Yes I have....but he was just one neighbour...nobody in their right mind would live with him! I knew the little bugger to, because he use make fun of me in school...called me spaghetti arms...I got the little (&*(%^%$# tho...than he turns out be my neighbour...all the guy did was drink!!!!!!! which I could care less about, but he had a habit of bring lots of people home from the bar after closing time...stupid people to...fighting and arguing people.....he drove me nuts....I kept phoning the cops on him. Finally I decided that he seemed to like the daytime hours on the weekend to sleep, after his that is when I decided I would mow my lawn, use the tiller, trim shrubs, build stuff...things like that...and I would start around 7 in the day he finally comes over and asks me not to do that....*** for stop keeping me awake friday and saturday night and I will let you sleep the day away....and one more thing....write out a hundred times, I am sorry for calling peapod spaghetti arms!!!!!! we got along fine after that...sometimes we would even share a hoot over the fence.......

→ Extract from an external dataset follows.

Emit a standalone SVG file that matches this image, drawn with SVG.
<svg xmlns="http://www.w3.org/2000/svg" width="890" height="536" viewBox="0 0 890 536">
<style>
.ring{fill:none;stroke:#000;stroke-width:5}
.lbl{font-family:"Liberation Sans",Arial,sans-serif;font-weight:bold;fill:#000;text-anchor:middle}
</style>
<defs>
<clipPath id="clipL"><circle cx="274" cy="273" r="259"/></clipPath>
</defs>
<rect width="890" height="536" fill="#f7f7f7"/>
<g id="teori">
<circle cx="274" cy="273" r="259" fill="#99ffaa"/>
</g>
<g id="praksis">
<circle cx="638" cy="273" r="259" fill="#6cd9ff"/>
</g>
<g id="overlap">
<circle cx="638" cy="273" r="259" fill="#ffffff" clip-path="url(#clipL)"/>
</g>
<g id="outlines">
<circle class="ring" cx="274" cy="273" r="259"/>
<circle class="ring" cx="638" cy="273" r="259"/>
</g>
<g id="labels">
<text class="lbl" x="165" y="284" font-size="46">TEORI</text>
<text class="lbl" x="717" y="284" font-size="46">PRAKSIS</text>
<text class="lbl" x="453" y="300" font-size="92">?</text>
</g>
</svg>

Darn that stuff anyways, it is sooo invasive and almost impossible to get rid of.

Ah, Bev - you is pure evil!

I've got great neighbours - I even came home the other day to find my front lawn mowed for me.
Hmmm... maybe it was a hint?

There's one neighbour down the street who's pretty annoying. I swear the guy's got city hall on his speed dial. Every spring he calls up the by-law inspector with a list of between 4 and 8 neighbours. He's complained of everything from parked cars to junky carports.

Someone needs a hobby...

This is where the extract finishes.